Transformers Are Mathematically More Efficient Than Classical Models, New Research Shows

In a significant theoretical advancement, researchers Pascal Bergsträßer, Ryan Cotterell, and Anthony W. Lin have demonstrated that transformer architectures possess an inherent mathematical efficiency that surpasses classical computational models. Their paper, "Transformers are Inherently Succinct," introduces a new framework for measuring the expressive power of transformers and proves they can represent formal languages with remarkable efficiency.

The research, published on arXiv (https://doi.org/10.48550/arXiv.2510.19315), establishes "succinctness" as a key metric for evaluating how efficiently a transformer can describe complex concepts. The authors demonstrate that transformers can represent formal languages using exponentially fewer parameters than standard representations like finite automata and Linear Temporal Logic (LTL) formulas.

This theoretical finding has profound implications for our understanding of transformer architectures, which form the foundation of modern large language models and many other AI systems. The efficiency advantage suggests that transformers may be fundamentally better suited for certain types of computational problems than previously recognized.

"Transformers have become ubiquitous in AI, but we've lacked a rigorous theoretical framework for understanding their fundamental capabilities," said Ryan Cotterell, one of the paper's authors. "By introducing succinctness as a measure of expressivity, we can now quantify why transformers are so effective at certain tasks while also identifying their limitations."
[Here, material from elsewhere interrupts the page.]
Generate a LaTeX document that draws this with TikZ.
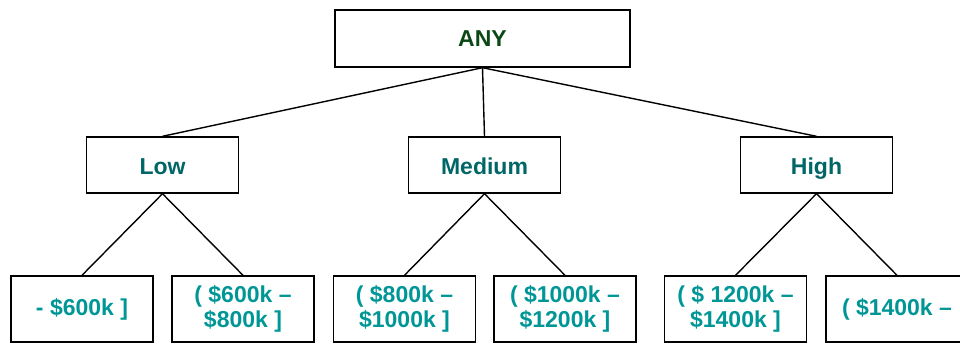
\documentclass[tikz,border=0pt]{standalone}
\usepackage{fontspec}
\setmainfont{Liberation Sans}
\definecolor{anygreen}{RGB}{12,72,22}
\definecolor{levelteal}{RGB}{0,102,102}
\definecolor{rangeteal}{RGB}{0,150,150}
\begin{document}
\begin{tikzpicture}[x=1pt,y=-1pt]

    \tikzset{
      box/.style={
        draw,
        line width=1.4pt,
        inner sep=0pt,
        align=center,
        font=\fontsize{23}{25}\selectfont\bfseries,
      },
      rootbox/.style={box, minimum width=295pt, minimum height=57pt, text=anygreen},
      levelbox/.style={box, minimum width=152pt, minimum height=56pt, text=levelteal,
        text height=18pt, text depth=0pt},
      rangebox/.style={box, minimum width=142pt, minimum height=66pt, text=rangeteal},
      branch/.style={line width=1.4pt},
    }
    \useasboundingbox (0,0) rectangle (960,343);
    \clip (0,0) rectangle (960,343);

	\node[rootbox] (any) at (482.5,38.5) {ANY};

	\node[levelbox] (low) at (162.5,165) {Low};
	\node[levelbox] (medium) at (484.5,165) {Medium};
	\node[levelbox] (high) at (816.5,165) {High};

	\node[rangebox] (r1) at (82,309) {- \$600k ]};
	\node[rangebox] (r2) at (243,309) {( \$600k –\\\$800k ]};
	\node[rangebox] (r3) at (404.5,309) {( \$800k –\\\$1000k ]};
	\node[rangebox] (r4) at (565,309) {( \$1000k –\\\$1200k ]};
	\node[rangebox] (r5) at (735.5,309) {( \$ 1200k –\\\$1400k ]};
	\node[rangebox] (r6) at (897,309) {( \$1400k –};

	\draw[branch] (any.south) -- (low.north);
	\draw[branch] (any.south) -- (medium.north);
	\draw[branch] (any.south) -- (high.north);

	\draw[branch] (low.south) -- (r1.north);
	\draw[branch] (low.south) -- (r2.north);
	\draw[branch] (medium.south) -- (r3.north);
	\draw[branch] (medium.south) -- (r4.north);
	\draw[branch] (high.south) -- (r5.north);
	\draw[branch] (high.south) -- (r6.north);

\end{tikzpicture}
\end{document}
The researchers also discovered a significant trade-off associated with this expressivity: verifying properties of transformers is provably intractable, classified as EXPSPACE-complete. This means that while transformers can efficiently represent certain concepts, checking whether they meet specific specifications becomes computationally infeasible as the problem size increases.

This finding has important implications for AI safety and verification. As transformer models grow more complex and are deployed in critical applications, ensuring their behavior aligns with specifications becomes increasingly challenging.

The research contributes to a growing body of theoretical work aimed at understanding the mathematical foundations of deep learning models. By establishing formal properties of transformers, the paper helps bridge the gap between practical AI applications and theoretical computer science.

The authors note that their work opens several avenues for future research, including exploring the implications of succinctness for different transformer architectures, investigating connections to other complexity classes, and developing practical verification techniques that can work within the identified computational constraints.

For AI researchers and practitioners, this paper provides both reassurance and caution. It confirms that transformers are mathematically well-suited for representing complex patterns in data, while also highlighting the fundamental challenges in verifying their behavior—a critical consideration as these models become more integrated into high-stakes applications.

The paper represents an important step toward a more complete theoretical understanding of transformer models, potentially guiding the development of more efficient architectures and verification methods in the future.